### DATA LINES ###

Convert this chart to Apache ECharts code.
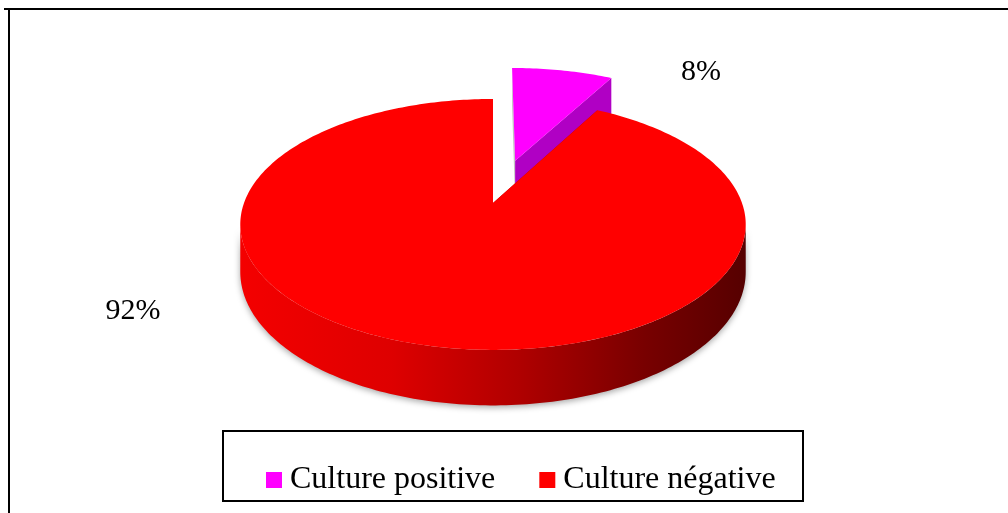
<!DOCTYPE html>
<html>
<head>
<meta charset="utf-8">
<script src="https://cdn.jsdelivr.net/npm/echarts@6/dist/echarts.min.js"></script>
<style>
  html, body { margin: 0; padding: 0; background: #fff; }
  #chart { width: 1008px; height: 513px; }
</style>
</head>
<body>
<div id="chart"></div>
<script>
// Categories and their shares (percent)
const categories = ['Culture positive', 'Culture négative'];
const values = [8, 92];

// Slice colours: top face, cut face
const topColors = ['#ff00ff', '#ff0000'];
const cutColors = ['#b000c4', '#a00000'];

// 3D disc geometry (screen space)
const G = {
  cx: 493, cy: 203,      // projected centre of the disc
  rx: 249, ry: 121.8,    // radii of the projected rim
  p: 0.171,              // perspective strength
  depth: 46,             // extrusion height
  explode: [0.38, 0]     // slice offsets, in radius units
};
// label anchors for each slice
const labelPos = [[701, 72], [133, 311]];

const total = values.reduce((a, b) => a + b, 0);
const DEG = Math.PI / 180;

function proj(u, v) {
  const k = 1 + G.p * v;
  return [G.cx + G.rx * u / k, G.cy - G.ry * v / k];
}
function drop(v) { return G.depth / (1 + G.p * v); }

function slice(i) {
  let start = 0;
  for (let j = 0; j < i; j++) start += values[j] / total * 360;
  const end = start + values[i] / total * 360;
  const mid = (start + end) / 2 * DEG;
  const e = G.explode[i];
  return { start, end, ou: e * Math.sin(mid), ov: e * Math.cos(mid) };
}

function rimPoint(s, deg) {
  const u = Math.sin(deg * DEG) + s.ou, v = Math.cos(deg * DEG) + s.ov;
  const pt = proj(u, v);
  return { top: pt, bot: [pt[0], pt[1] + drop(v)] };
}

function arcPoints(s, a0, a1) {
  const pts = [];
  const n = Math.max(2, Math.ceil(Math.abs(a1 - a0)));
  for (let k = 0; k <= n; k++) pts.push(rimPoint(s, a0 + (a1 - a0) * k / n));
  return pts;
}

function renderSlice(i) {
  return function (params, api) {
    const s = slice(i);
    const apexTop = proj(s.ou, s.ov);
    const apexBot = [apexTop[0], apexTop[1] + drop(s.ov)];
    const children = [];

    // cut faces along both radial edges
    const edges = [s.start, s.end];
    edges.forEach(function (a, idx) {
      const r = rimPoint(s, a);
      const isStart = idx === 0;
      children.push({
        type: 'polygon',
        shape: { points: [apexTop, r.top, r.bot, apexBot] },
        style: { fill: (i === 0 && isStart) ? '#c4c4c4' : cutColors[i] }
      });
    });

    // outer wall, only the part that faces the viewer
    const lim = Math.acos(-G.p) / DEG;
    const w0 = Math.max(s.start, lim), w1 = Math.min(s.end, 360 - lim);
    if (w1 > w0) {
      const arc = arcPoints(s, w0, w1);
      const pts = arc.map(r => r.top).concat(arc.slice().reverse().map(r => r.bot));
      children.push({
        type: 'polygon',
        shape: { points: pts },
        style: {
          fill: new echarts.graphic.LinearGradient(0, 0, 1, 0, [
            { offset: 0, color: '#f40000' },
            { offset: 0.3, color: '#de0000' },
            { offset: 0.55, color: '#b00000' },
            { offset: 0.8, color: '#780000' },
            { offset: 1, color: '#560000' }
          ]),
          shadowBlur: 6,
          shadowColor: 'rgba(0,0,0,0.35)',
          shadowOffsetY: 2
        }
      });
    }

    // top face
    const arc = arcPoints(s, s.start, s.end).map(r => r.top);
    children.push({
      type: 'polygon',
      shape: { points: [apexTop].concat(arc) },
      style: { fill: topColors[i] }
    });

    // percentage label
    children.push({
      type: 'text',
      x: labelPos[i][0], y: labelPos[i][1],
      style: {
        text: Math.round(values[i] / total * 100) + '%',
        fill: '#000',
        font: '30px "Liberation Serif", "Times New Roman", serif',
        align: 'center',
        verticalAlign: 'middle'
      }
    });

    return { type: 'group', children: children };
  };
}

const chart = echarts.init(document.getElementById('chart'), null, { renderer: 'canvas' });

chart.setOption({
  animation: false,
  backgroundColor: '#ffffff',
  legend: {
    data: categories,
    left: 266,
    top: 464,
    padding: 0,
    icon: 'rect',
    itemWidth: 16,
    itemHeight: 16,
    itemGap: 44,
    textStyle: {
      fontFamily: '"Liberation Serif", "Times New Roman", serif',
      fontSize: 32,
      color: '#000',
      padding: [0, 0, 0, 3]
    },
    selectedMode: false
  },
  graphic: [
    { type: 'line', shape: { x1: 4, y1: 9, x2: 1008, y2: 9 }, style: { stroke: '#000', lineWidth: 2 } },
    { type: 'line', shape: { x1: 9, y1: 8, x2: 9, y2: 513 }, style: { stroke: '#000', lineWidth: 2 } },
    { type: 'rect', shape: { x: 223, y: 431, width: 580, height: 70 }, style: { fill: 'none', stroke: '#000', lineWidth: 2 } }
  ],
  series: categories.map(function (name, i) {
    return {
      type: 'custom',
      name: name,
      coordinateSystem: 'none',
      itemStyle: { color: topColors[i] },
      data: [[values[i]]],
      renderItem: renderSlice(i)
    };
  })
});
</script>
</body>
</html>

###

→ TASK DETAILS:
Make an exact copy of the listing above. Do not include the pictures.

→ SOLUTION TO THIS EXERCISE:
Convert this chart to Apache ECharts code.
<!DOCTYPE html>
<html>
<head>
<meta charset="utf-8">
<script src="https://cdn.jsdelivr.net/npm/echarts@6/dist/echarts.min.js"></script>
<style>
  html, body { margin: 0; padding: 0; background: #fff; }
  #chart { width: 1008px; height: 513px; }
</style>
</head>
<body>
<div id="chart"></div>
<script>
// Categories and their shares (percent)
const categories = ['Culture positive', 'Culture négative'];
const values = [8, 92];

// Slice colours: top face, cut face
const topColors = ['#ff00ff', '#ff0000'];
const cutColors = ['#b000c4', '#a00000'];

// 3D disc geometry (screen space)
const G = {
  cx: 493, cy: 203,      // projected centre of the disc
  rx: 249, ry: 121.8,    // radii of the projected rim
  p: 0.171,              // perspective strength
  depth: 46,             // extrusion height
  explode: [0.38, 0]     // slice offsets, in radius units
};
// label anchors for each slice
const labelPos = [[701, 72], [133, 311]];

const total = values.reduce((a, b) => a + b, 0);
const DEG = Math.PI / 180;

function proj(u, v) {
  const k = 1 + G.p * v;
  return [G.cx + G.rx * u / k, G.cy - G.ry * v / k];
}
function drop(v) { return G.depth / (1 + G.p * v); }

function slice(i) {
  let start = 0;
  for (let j = 0; j < i; j++) start += values[j] / total * 360;
  const end = start + values[i] / total * 360;
  const mid = (start + end) / 2 * DEG;
  const e = G.explode[i];
  return { start, end, ou: e * Math.sin(mid), ov: e * Math.cos(mid) };
}

function rimPoint(s, deg) {
  const u = Math.sin(deg * DEG) + s.ou, v = Math.cos(deg * DEG) + s.ov;
  const pt = proj(u, v);
  return { top: pt, bot: [pt[0], pt[1] + drop(v)] };
}

function arcPoints(s, a0, a1) {
  const pts = [];
  const n = Math.max(2, Math.ceil(Math.abs(a1 - a0)));
  for (let k = 0; k <= n; k++) pts.push(rimPoint(s, a0 + (a1 - a0) * k / n));
  return pts;
}

function renderSlice(i) {
  return function (params, api) {
    const s = slice(i);
    const apexTop = proj(s.ou, s.ov);
    const apexBot = [apexTop[0], apexTop[1] + drop(s.ov)];
    const children = [];

    // cut faces along both radial edges
    const edges = [s.start, s.end];
    edges.forEach(function (a, idx) {
      const r = rimPoint(s, a);
      const isStart = idx === 0;
      children.push({
        type: 'polygon',
        shape: { points: [apexTop, r.top, r.bot, apexBot] },
        style: { fill: (i === 0 && isStart) ? '#c4c4c4' : cutColors[i] }
      });
    });

    // outer wall, only the part that faces the viewer
    const lim = Math.acos(-G.p) / DEG;
    const w0 = Math.max(s.start, lim), w1 = Math.min(s.end, 360 - lim);
    if (w1 > w0) {
      const arc = arcPoints(s, w0, w1);
      const pts = arc.map(r => r.top).concat(arc.slice().reverse().map(r => r.bot));
      children.push({
        type: 'polygon',
        shape: { points: pts },
        style: {
          fill: new echarts.graphic.LinearGradient(0, 0, 1, 0, [
            { offset: 0, color: '#f40000' },
            { offset: 0.3, color: '#de0000' },
            { offset: 0.55, color: '#b00000' },
            { offset: 0.8, color: '#780000' },
            { offset: 1, color: '#560000' }
          ]),
          shadowBlur: 6,
          shadowColor: 'rgba(0,0,0,0.35)',
          shadowOffsetY: 2
        }
      });
    }

    // top face
    const arc = arcPoints(s, s.start, s.end).map(r => r.top);
    children.push({
      type: 'polygon',
      shape: { points: [apexTop].concat(arc) },
      style: { fill: topColors[i] }
    });

    // percentage label
    children.push({
      type: 'text',
      x: labelPos[i][0], y: labelPos[i][1],
      style: {
        text: Math.round(values[i] / total * 100) + '%',
        fill: '#000',
        font: '30px "Liberation Serif", "Times New Roman", serif',
        align: 'center',
        verticalAlign: 'middle'
      }
    });

    return { type: 'group', children: children };
  };
}

const chart = echarts.init(document.getElementById('chart'), null, { renderer: 'canvas' });

chart.setOption({
  animation: false,
  backgroundColor: '#ffffff',
  legend: {
    data: categories,
    left: 266,
    top: 464,
    padding: 0,
    icon: 'rect',
    itemWidth: 16,
    itemHeight: 16,
    itemGap: 44,
    textStyle: {
      fontFamily: '"Liberation Serif", "Times New Roman", serif',
      fontSize: 32,
      color: '#000',
      padding: [0, 0, 0, 3]
    },
    selectedMode: false
  },
  graphic: [
    { type: 'line', shape: { x1: 4, y1: 9, x2: 1008, y2: 9 }, style: { stroke: '#000', lineWidth: 2 } },
    { type: 'line', shape: { x1: 9, y1: 8, x2: 9, y2: 513 }, style: { stroke: '#000', lineWidth: 2 } },
    { type: 'rect', shape: { x: 223, y: 431, width: 580, height: 70 }, style: { fill: 'none', stroke: '#000', lineWidth: 2 } }
  ],
  series: categories.map(function (name, i) {
    return {
      type: 'custom',
      name: name,
      coordinateSystem: 'none',
      itemStyle: { color: topColors[i] },
      data: [[values[i]]],
      renderItem: renderSlice(i)
    };
  })
});
</script>
</body>
</html>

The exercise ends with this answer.